Sunday, February 10, 2013

SQL.Sasquatch, SQL_Sasquatch, SQL-Sasquatch

I don't like hyphens.  In handles, names, URLs I'd much rather have periods or underscores.  Alas, blogger will only let me have a hyphen in my blogspot URL.  So, SQL-Sasquatch.blogspot.com it is.

I am square peg in a round hole, maybe a bit of a bull in a china shop. 

The SQL queries I write often give me away as a novice: I'm not from around here.

I built most of my expertise working with a non-relational database on UNIX platforms.  And I paid a lot of attention to memory management, processor scheduling, and storage IO.  I've seen long-forgotten or ignored memory management or processor scheduling settings be the key to unlocking the performance potential of systems.  I've seen crippling effects of storage bottlenecks caused by insufficient IO buffers or request slots, imbalanced storage utilization, writes-blocking-reads, copy-on-write overhead, filesystem fragmentation, file fragmentation, database object fragmentation, cache saturation, back end port/bus saturation, front end port saturation, RAID 5 random write overhead, replication overhead, and a few others that I will only remember (if I'm lucky) the next time I encounter them.

I'm glad when I hear people talk about capturing a baseline for future performance and resource utilization evaluation.  But few recognize the value in challenging the assumption that the system was optimally configured when the baseline was captured.  Some system limits only cause havoc after a certain resource utilization or concurrency threshold is crossed.  Identifying pre-existing latent performance or scalability limitations can be really hard.  Often the most obvious performance opportunity is purported to be the most significant performance opportunity.  Sometimes this leads to a never-ending engagement of code tuning in order to achieve healthy performance.  Sometimes it leads to provisioning additional system resources (throwing money at it).  In some cases, intense investigation and some system tuning could give enough back that code and system provisioning could be reviewed without the stress of an ongoing crisis to provide additional benefits in the future.

One of the reasons I'm valuable to have around is that I'll challenge the assumptions of optimal configuration at baseline, and that configuration or activity changes since baseline are the most significant factor in performance changes.  Not necessarily with the finesse you'd expect out of someone named sql_sorcier, for example.  Maybe only fittingly for someone named sql_sasquatch.

2 comments:

  1. Hi

    I am new to replication and wonder what is replication overhead.

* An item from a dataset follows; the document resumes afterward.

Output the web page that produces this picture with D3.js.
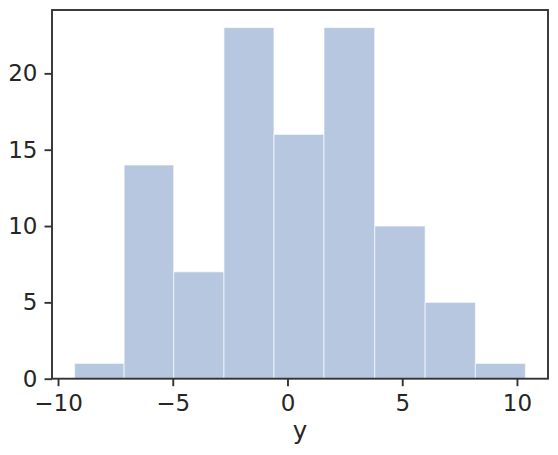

Where are the performance issues are introduced?
    by the log reader reads?
    by distribution database writes?
    by subscribers/

    ReplyDelete
  2. Hello obulay! Replication of a database can take place at several different levels - database, filesystem/LVM (IBM LVM mirroring is the one I've worked with most at the LVM layer), storage. On each of those three levels there is the possibility of synchronous or asynchronous replication. I like to start negotiations with asynchronous database replication, and ask for solid reasons to vary :)

    Synchronous replication has the most significant potential for performance impact, because even if the local and remote systems can both absorb replication activity resource utilization without breaking a sweat, the round trip wire time between systems and acknowledgment necessary for synchronous replication can impose significant additional latency to every write operation on the local system.

    Although asynchronous replication can avoid some of the performance impact associated with synchronous replication, there's still a lot of activity involved. And asynchronous replication ALWAYS implies some maximum tolerance for latency between the systems - most typically this is represented by the finite capacity of a log location on the local system. Once that tolerance is reached, either the replication relationship needs to be severed, or activity on the local system may be suspended or transition into something similar to the one-in, one-out scenario that comes along with cache saturation.

    Anyway... beyond the basics, it requires details of at least the local system, remote system, connecting network, and replication mechanism to determine where replication activity and resource utilization could present itself as overhead leading to performance impact.

    ReplyDelete